Supreme Court Justice Stephen Breyer is retiring at the end of this term, CNN and NBC News journalists are reporting.
CNN reported that Breyer will retire after a replacement “is confirmed.”
“BREAKING: JUSTICE STEPHEN BREYER WILL RETIRE AT THE END OF THIS TERM, @PeteWilliamsNBC,” Daniel Barnes, an NBC News Washington Bureau researcher wrote on Twitter on January 26, 2022.
“According to people who are familiar with his thinking, Breyer will retire at the end of this term – not immediately or when a successor is confirmed,” he reported.
Breyer is a consistently liberal voice on the U.S. Supreme Court, and his retirement would give President Joe Biden his first opportunity to nominate a new Supreme Court justice.

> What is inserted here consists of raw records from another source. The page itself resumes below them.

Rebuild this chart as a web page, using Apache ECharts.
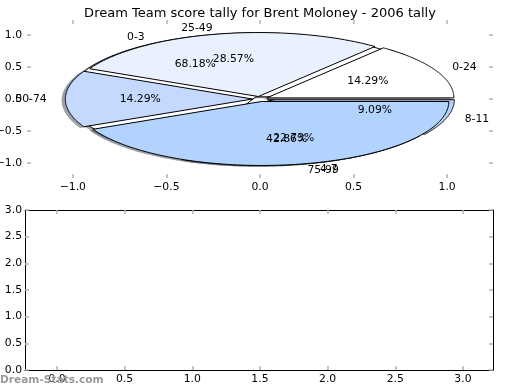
<!DOCTYPE html>
<html>
<head>
<meta charset="utf-8">
<script src="https://cdn.jsdelivr.net/npm/echarts@6/dist/echarts.min.js"></script>
<style>html,body{margin:0;padding:0;background:#fff}#c{width:520px;height:390px}</style>
</head>
<body>
<div id="c"></div>
<script>
// ---- data ----
const titleText = 'Dream Team score tally for Brent Moloney - 2006 tally';
const pie1Labels = ['0-24', '25-49', '50-74', '75-99'];
const pie1Values = [1, 2, 1, 3];
const pie1Colors = ['#ffffff', '#e9f1ff', '#c5d9ff', '#b3d3ff'];
const pie2Labels = ['0-3', '4-7', '8-11'];
const pie2Values = [15, 5, 2];
const pie2Colors = ['#ffffff', '#c5d9ff', '#b3d3ff'];
const topTicks = [-1.0, -0.5, 0.0, 0.5, 1.0];
const bottomXTicks = [0.0, 0.5, 1.0, 1.5, 2.0, 2.5, 3.0];
const bottomYTicks = [0.0, 0.5, 1.0, 1.5, 2.0, 2.5, 3.0];
const watermark = 'Dream-Stats.com';

// ---- styling / geometry ----
const EXPLODE = 0.04, R = 1.0, LABEL_D = 1.1, PCT_D = 0.6;
const FONT = '"DejaVu Sans", sans-serif';
const FS = 10.8;
const TICK_COLOR = '#b4b4b4';

function wedges(vals, colors, labels) {
  const tot = vals.reduce((a, b) => a + b, 0);
  let c = 0;
  return vals.map((v, i) => {
    const a1 = c / tot * 2 * Math.PI; c += v;
    const a2 = c / tot * 2 * Math.PI;
    const m = (a1 + a2) / 2;
    return { a1, a2, m, cx: EXPLODE * Math.cos(m), cy: EXPLODE * Math.sin(m),
      pct: (v / tot * 100).toFixed(2) + '%', color: colors[i], label: labels[i] };
  });
}
const W1 = wedges(pie1Values, pie1Colors, pie1Labels);
const W2 = wedges(pie2Values, pie2Colors, pie2Labels);

function poly(api, w, dx, dy) {
  const pts = [api.coord([w.cx + dx, w.cy + dy])];
  const N = 120;
  for (let k = 0; k <= N; k++) {
    const t = w.a1 + (w.a2 - w.a1) * k / N;
    pts.push(api.coord([w.cx + dx + R * Math.cos(t), w.cy + dy + R * Math.sin(t)]));
  }
  return pts;
}
function shade(hex) {
  const r = parseInt(hex.slice(1, 3), 16), g = parseInt(hex.slice(3, 5), 16), b = parseInt(hex.slice(5, 7), 16);
  return 'rgba(' + Math.round(r * 0.3) + ',' + Math.round(g * 0.3) + ',' + Math.round(b * 0.3) + ',0.5)';
}
const allW = W2.concat(W1);

const labelItems = [];
[W2, W1].forEach(ws => ws.forEach(w => {
  const xt = w.cx + LABEL_D * R * Math.cos(w.m), yt = w.cy + LABEL_D * R * Math.sin(w.m);
  labelItems.push({ x: xt, y: yt, text: w.label, align: xt > 0 ? 'left' : 'right' });
  labelItems.push({ x: w.cx + PCT_D * R * Math.cos(w.m), y: w.cy + PCT_D * R * Math.sin(w.m), text: w.pct, align: 'center' });
}));

const fmt = v => (v < 0 ? '\u2212' : '') + Math.abs(v).toFixed(1);

function axisDef(gi, pos, showLabel, showLine, lo, hi, ticks, margin) {
  return { type: 'value', gridIndex: gi, position: pos, min: lo, max: hi,
    axisLine: { show: showLine, onZero: false, lineStyle: { color: '#000', width: 1 } },
    axisTick: { show: true, inside: true, length: 4, customValues: ticks, lineStyle: { color: TICK_COLOR, width: 1.5 } },
    axisLabel: { show: showLabel, customValues: ticks, formatter: fmt, color: '#000', fontSize: FS, fontFamily: FONT, margin: margin },
    splitLine: { show: false } };
}

const chart = echarts.init(document.getElementById('c'), null, { renderer: 'canvas' });
chart.setOption({
  animation: false,
  backgroundColor: '#fff',
  title: { text: titleText, left: 'center', top: 2,
    textStyle: { fontSize: 13, fontWeight: 'normal', fontFamily: FONT, color: '#000' } },
  grid: [
    { left: 27, width: 466, top: 20, height: 158, outerBoundsMode: 'none', containLabel: false },
    { left: 25, width: 468, top: 210, height: 160, outerBoundsMode: 'none', containLabel: false }
  ],
  xAxis: [
    axisDef(0, 'bottom', true, false, -1.245, 1.245, topTicks, 4),
    axisDef(0, 'top', false, false, -1.245, 1.245, topTicks, 4),
    axisDef(1, 'bottom', true, true, -0.236, 3.222, bottomXTicks, 4),
    axisDef(1, 'top', false, true, -0.236, 3.222, bottomXTicks, 4)
  ],
  yAxis: [
    axisDef(0, 'left', true, false, -1.235, 1.235, topTicks, 5),
    axisDef(0, 'right', false, false, -1.235, 1.235, topTicks, 5),
    axisDef(1, 'left', true, true, 0, 3, bottomYTicks, 3),
    axisDef(1, 'right', false, true, 0, 3, bottomYTicks, 3)
  ],
  graphic: [{ type: 'text', left: 0, top: 375, z: 100,
    style: { text: watermark, fill: '#9a9a9a', font: 'bold 10.6px "DejaVu Sans", sans-serif' } }],
  series: [
    { type: 'custom', xAxisIndex: 0, yAxisIndex: 0, z: 1, silent: true,
      data: allW.map(() => [0, 0]),
      renderItem: (p, api) => {
        const w = allW[p.dataIndex];
        return { type: 'polygon', shape: { points: poly(api, w, -0.02, -0.02) }, style: { fill: shade(w.color), stroke: null } };
      } },
    { type: 'custom', xAxisIndex: 0, yAxisIndex: 0, z: 2, silent: true,
      data: W2.map(() => [0, 0]),
      renderItem: (p, api) => {
        const w = W2[p.dataIndex];
        return { type: 'polygon', shape: { points: poly(api, w, 0, 0) }, style: { fill: w.color, stroke: '#000', lineWidth: 1 } };
      } },
    { type: 'custom', xAxisIndex: 0, yAxisIndex: 0, z: 3, silent: true,
      data: W1.map(() => [0, 0]),
      renderItem: (p, api) => {
        const w = W1[p.dataIndex];
        return { type: 'polygon', shape: { points: poly(api, w, 0, 0) }, style: { fill: w.color, stroke: '#000', lineWidth: 1 } };
      } },
    { type: 'custom', xAxisIndex: 0, yAxisIndex: 0, z: 4, silent: true,
      data: labelItems.map(() => [0, 0]),
      renderItem: (p, api) => {
        const L = labelItems[p.dataIndex];
        const pt = api.coord([L.x, L.y]);
        return { type: 'text', x: pt[0], y: pt[1],
          style: { text: L.text, fill: '#000', font: FS + 'px "DejaVu Sans", sans-serif', align: L.align, verticalAlign: 'middle' } };
      } }
  ]
});
</script>
</body>
</html>
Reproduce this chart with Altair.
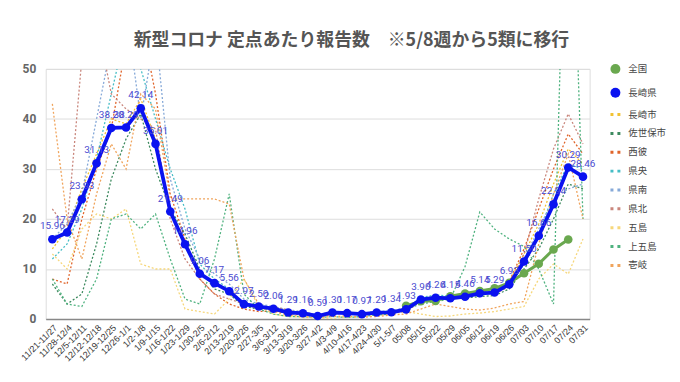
import altair as alt
import pandas as pd

weeks = ["11/21-11/27", "11/28-12/4", "12/5-12/11", "12/12-12/18", "12/19-12/25",
         "12/26-1/1", "1/2-1/8", "1/9-1/15", "1/16-1/22", "1/23-1/29", "1/30-2/5",
         "2/6-2/12", "2/13-2/19", "2/20-2/26", "2/27-3/5", "3/6-3/12", "3/13-3/19",
         "3/20-3/26", "3/27-4/2", "4/3-4/9", "4/10-4/16", "4/17-4/23", "4/24-4/30",
         "5/1-5/7", "05/08", "05/15", "05/22", "05/29", "06/05", "06/12", "06/19",
         "06/26", "07/03", "07/10", "07/17", "07/24", "07/31"]

zenkoku = [None] * 24 + [2.63, 3.55, 3.63, 4.55, 5.11, 5.60, 6.13, 7.24, 9.14, 11.04, 13.91, 15.91, None]

nagasaki_ken = [15.96, 17.29, 23.93, 31.13, 38.20, 38.29, 42.14, 35.01, 21.49, 14.96, 9.06,
                7.17, 5.56, 2.97, 2.50, 2.06, 1.29, 1.16, 0.59, 1.30, 1.17, 0.97, 1.29, 1.34,
                1.93, 3.90, 4.26, 4.15, 4.46, 5.14, 5.29, 6.93, 11.50, 16.66, 22.94, 30.29, 28.46]

nagasaki_shi = [14, 18, 26, 33, 40, 39, 44, 36, 22, 15, 9, 7, 5.5, 2.8, 2.3, 2.0, 1.2, 1.1, 0.6,
                1.3, 1.0, 0.9, 1.2, 1.3, 2.0, 4.2, 4.5, 4.3, 4.8, 5.5, 5.5, 7.5, 13, 19, 27, 34, 31]
sasebo = [7, 3, 5, 15, 28, 36, 41, 30, 22, 17, 10, 6, 5, 2.5, 2, 1.8, 1.0, 1.3, 0.5, 1.2, 1.4,
          1.1, 1.5, 1.4, 2.2, 3.6, 4.0, 4.1, 4.2, 4.5, 4.7, 6.0, 10, 14, 20, 27, 26]
seihi = [8, 7, 20, 30, 38, 55, 60, 45, 25, 16, 8, 5, 3, 2, 1.5, 1.6, 1.2, 0.8, 0.4, 1.0, 1.3,
         0.8, 1.0, 1.2, 2.0, 3.8, 4.0, 4.2, 4.5, 5.0, 5.5, 7.5, 14, 22, 30, 37, 33]
kenou = [12, 15, 22, 32, 45, 58, 50, 40, 30, 22, 11, 8, 6, 3, 2.8, 2.2, 1.5, 1.2, 0.7, 1.5, 1.3,
         1.2, 1.4, 1.6, 2.0, 4.3, 4.8, 4.6, 5.0, 5.8, 5.6, 6.5, 11, 17, 25, 31, 30]
kennan = [16, 19, 25, 40, 55, 62, 40, 58, 28, 18, 12, 9, 7, 4, 3, 2.5, 1.8, 1.5, 0.8, 1.5, 1.2,
          1.0, 1.5, 1.5, 2.4, 4.0, 4.3, 4.0, 4.5, 5.0, 5.3, 7.0, 12, 18, 24, 26, 27]
kenhoku = [22, 18, 52, 60, 45, 42, 40, 38, 20, 12, 8, 5, 4, 3, 2, 2.5, 1.8, 1.0, 0.5, 0.8, 1.4,
           1.0, 1.0, 1.3, 1.5, 3.5, 3.8, 4.2, 4.8, 5.5, 5.0, 6.5, 13, 24, 34, 41, 35]
goto = [13, 10, 18, 21, 20, 22, 11, 10, 10, 2, 1.5, 1.0, 4, 8, 2.5, 1.0, 0.5, 0.3, 0.2, 0.1,
        0.4, 0.3, 0.8, 1.0, 1.5, 1.0, 0.5, 0.6, 1.0, 1.2, 1.5, 2.0, 2.5, 8, 11, 9, 16]
kamigoto = [8, 3, 2.5, 8, 20, 21, 18, 21, 12, 4, 3, 12, 25, 5, 2, 1, 0.5, 0.5, 0.3, 0.5, 0.3,
            0.5, 0.8, 1.0, 2.0, 3, 3.5, 4.0, 10.5, 21.4, 18, 16, 14.5, 10, 3, 110, 20]
iki = [43, 20, 12, 25, 35, 30, 45, 42, 24, 24, 24, 24, 23, 8, 3, 1.5, 0.8, 0.5, 0.3, 0.5, 0.6,
       0.4, 0.5, 0.8, 1.0, 2.0, 3.0, 2.5, 2.0, 1.8, 2.2, 3.0, 3.5, 15, 25, 33, 20]

series_names = ["全国", "長崎県", "長崎市", "佐世保市", "西彼", "県央", "県南", "県北", "五島", "上五島", "壱岐"]
series_colors = ["#6aa84f", "#0a12f0", "#f1c232", "#3d8a5f", "#e0642a", "#46bdc6", "#86a9d8",
                 "#c9867c", "#f6d77b", "#4fb27f", "#f0a45c"]
dots = "M-1,-0.3H-0.4V0.3H-1Z M0.4,-0.3H1V0.3H0.4Z"
series_shapes = ["circle", "circle"] + [dots] * 9

regional = {"長崎市": nagasaki_shi, "佐世保市": sasebo, "西彼": seihi, "県央": kenou,
            "県南": kennan, "県北": kenhoku, "五島": goto, "上五島": kamigoto, "壱岐": iki}


def frame(name, vals):
    rows = [{"week": w, "idx": i, "series": name, "value": v}
            for i, (w, v) in enumerate(zip(weeks, vals)) if v is not None]
    return pd.DataFrame(rows)


df_reg = pd.concat([frame(k, v) for k, v in regional.items()], ignore_index=True)
df_zen = frame("全国", zenkoku)
df_ken = frame("長崎県", nagasaki_ken)

x_enc = alt.X("week:N", sort=weeks, title=None,
              scale=alt.Scale(type="point", padding=0.45),
              axis=alt.Axis(labelAngle=-45, labelFontSize=9, labelColor="#333",
                            labelFont="Liberation Sans", ticks=False, domainColor="#888",
                            domainWidth=1.5, grid=False, labelPadding=4))
y_enc = alt.Y("value:Q", title=None, scale=alt.Scale(domain=[0, 50]),
              axis=alt.Axis(values=[0, 10, 20, 30, 40, 50], labelFontSize=12,
                            labelFontWeight="bold", labelColor="#666", labelFont="Roboto",
                            ticks=False, domain=False, gridColor="#dddddd", labelPadding=10))
order_enc = alt.Order("idx:Q")
color_scale = alt.Scale(domain=series_names, range=series_colors)
shape_scale = alt.Scale(domain=series_names, range=series_shapes)
# stroke scale: same mapping, listed in another order so its (hidden) legend stays separate
stroke_scale = alt.Scale(domain=series_names[::-1], range=series_colors[::-1])

reg_lines = alt.Chart(df_reg).mark_line(strokeWidth=1.3, strokeDash=[2, 2], clip=True).encode(
    x=x_enc, y=y_enc, order=order_enc,
    stroke=alt.Stroke("series:N", scale=stroke_scale, legend=None))

zen_line = alt.Chart(df_zen).mark_line(strokeWidth=3).encode(
    x=x_enc, y=y_enc, order=order_enc,
    stroke=alt.Stroke("series:N", scale=stroke_scale, legend=None))

ken_line = alt.Chart(df_ken).mark_line(strokeWidth=3.8).encode(
    x=x_enc, y=y_enc, order=order_enc,
    stroke=alt.Stroke("series:N", scale=stroke_scale, legend=None))

legend = alt.Legend(title=None, orient="none", legendX=568, legendY=-6, rowPadding=8,
                    labelFont="Noto Sans CJK JP", labelFontSize=9.5, labelColor="#444",
                    labelOffset=7, symbolOpacity=1)

pts = alt.Chart(pd.concat([df_zen, df_ken], ignore_index=True)).mark_point(
    filled=True, size=75, opacity=1).encode(
    x=x_enc, y=y_enc,
    color=alt.Color("series:N", scale=color_scale, legend=legend),
    shape=alt.Shape("series:N", scale=shape_scale, legend=legend))

zen_pts = pts.transform_filter(alt.datum.series == "全国")
ken_pts = pts.transform_filter(alt.datum.series == "長崎県")

ken_text = alt.Chart(df_ken).mark_text(dy=-8, baseline="bottom", fontSize=10, font="Roboto",
                                       color="#4a4ad0").encode(
    x=x_enc, y=y_enc, text=alt.Text("value:Q", format=".2f"))

chart = alt.layer(reg_lines, zen_line, zen_pts, ken_line, ken_pts, ken_text).properties(
    width=548, height=252,
    title=alt.TitleParams("新型コロナ 定点あたり報告数　※5/8週から5類に移行",
                          font="Noto Sans CJK JP", fontSize=18, fontWeight="bold",
                          color="#555555", anchor="middle", offset=13, dx=34),
    padding={"left": 11, "top": 23, "right": 5, "bottom": 5}
).configure_view(stroke=None).configure(background="white")

chart.save("out.html", embed_options={"renderer": "svg", "actions": False})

President Donald Trump had three appointees to the Supreme Court.
Here’s what you need to know:
Breyer Is 83-Years-Old
According to Oyez.com, Breyer was born in San Francisco, California on August 15, 1938. That makes him 83-years-old.
His father was legal counsel for the San Francisco Board of Education, and his mother was involved in public service, the site reported.
He studied philosophy at Stanford University before eventually graduating from Harvard Law School, Oyez.com reported, which added that Breyer went on to clerk for a Supreme Court justice, work as a “Special Assistant to the Assistant U.S. Attorney General for Antitrust” and as an associated professor at the Harvard Law School. He later became “an Assistant Special Prosecutor of the Watergate Special Prosecution Force in 1973,” Oyez reported, and then was a lawyer for the U.S. Senate Judiciary Committee.
President Bill Clinton Nominated Breyer to the U.S. Supreme Court
Breyer is an appointee of former President Bill Clinton, a Democrat. He was named to the court of appeals first by President Jimmy Carter.
Breyer’s official Supreme Court bio says the following:
Stephen G. Breyer, Associate Justice, was born in San Francisco, California, August 15, 1938. He married Joanna Hare in 1967, and has three children – Chloe, Nell, and Michael. He received an A.B. from Stanford University, a B.A. from Magdalen College, Oxford, and an LL.B. from Harvard Law School. He served as a law clerk to Justice Arthur Goldberg of the Supreme Court of the United States during the 1964 Term, as a Special Assistant to the Assistant U.S. Attorney General for Antitrust, 1965–1967, as an Assistant Special Prosecutor of the Watergate Special Prosecution Force, 1973, as Special Counsel of the U.S. Senate Judiciary Committee, 1974–1975, and as Chief Counsel of the committee, 1979–1980. He was an Assistant Professor, Professor of Law, and Lecturer at Harvard Law School, 1967–1994, a Professor at the Harvard University Kennedy School of Government, 1977–1980, and a Visiting Professor at the College of Law, Sydney, Australia and at the University of Rome. From 1980–1990, he served as a Judge of the United States Court of Appeals for the First Circuit, and as its Chief Judge, 1990–1994. He also served as a member of the Judicial Conference of the United States, 1990–1994, and of the United States Sentencing Commission, 1985–1989. President Clinton nominated him as an Associate Justice of the Supreme Court, and he took his seat August 3, 1994.